Uma das descobertas mais
surpreendentes, segundo os cientistas, ocorreu quando eles identificaram um
homem de Neanderthal de El Sidrón, que sofria de um abscesso dental visível na
mandíbula.
Antibiótico e analgésico. "A análise da placa mostrou que
ele também sofria com um parasita intestinal que causava diarreia aguda.
Claramente ele estava bem doente. Descobrimos que ele comia álamo, que contém o
analgésico ácido salicílico - o ingrediente ativo da aspirina. Também
detectamos o uso de Penicillium - um bolor antibiótico natural -, que não foi
encontrado nos outros espécimes", contou Cooper.

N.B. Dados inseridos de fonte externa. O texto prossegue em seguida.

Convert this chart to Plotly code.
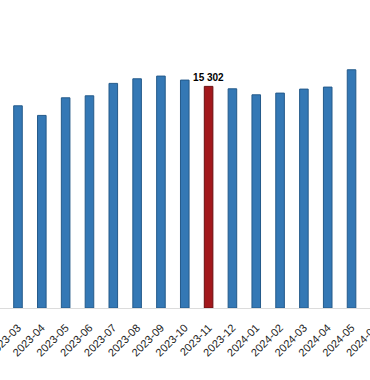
import plotly.graph_objects as go

months = ["2023-03", "2023-04", "2023-05", "2023-06", "2023-07", "2023-08",
          "2023-09", "2023-10", "2023-11", "2023-12", "2024-01", "2024-02",
          "2024-03", "2024-04", "2024-05", "2024-06"]
values = [13960, 13297, 14513, 14651, 15508, 15826, 16013, 15736, 15302,
          15135, 14720, 14838, 15114, 15253, 16448, 16200]
highlight = "2023-11"

fill = ["#a3181c" if m == highlight else "#3478b5" for m in months]
edge = ["#6a0e10" if m == highlight else "#245a8a" for m in months]
labels = [f"{v:,}".replace(",", " ") if m == highlight else "" for m, v in zip(months, values)]

fig = go.Figure(go.Bar(
    x=months, y=values,
    marker=dict(color=fill, line=dict(color=edge, width=1)),
    text=labels, textposition="outside", cliponaxis=False, constraintext="none",
    textfont=dict(family="Liberation Sans", size=10, color="#000000", weight="bold"),
))

fig.update_layout(
    width=388, height=380,
    margin=dict(l=0, r=0, t=0, b=72),
    paper_bgcolor="white", plot_bgcolor="white",
    bargap=0.64, showlegend=False,
    font=dict(family="Liberation Sans", size=11, color="#222222"),
)
fig.update_xaxes(type="category", range=[-0.755, 15.53], tickangle=-45,
                 showline=True, linecolor="#dcdcdc", linewidth=1,
                 showgrid=False, ticks="", ticklabelstandoff=8,
                 tickfont=dict(size=11, color="#222222"),
                 automargin=False)
fig.update_yaxes(range=[0, 21266], visible=False, showgrid=False, zeroline=False)

fig.write_html("out.html", config={"displayModeBar": False},
               post_script="document.body.style.margin='0';document.body.style.overflow='hidden';")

Segundo Cooper, aparentemente os homens
de Neanderthal se automedicavam e possuíam um bom conhecimento sobre plantas
medicinais e sobre suas diversas propriedades analgésicas e anti-inflamatórias.
"O uso de
antibióticos seria muito surpreendente, levando em conta que eles viveram mais
de 40 mil anos antes do desenvolvimento da penicilina. Com certeza nossas
descobertas contrastam muito com a visão simplista que a imaginação popular tem
dos nossos mais antigos parentes", disse Cooper.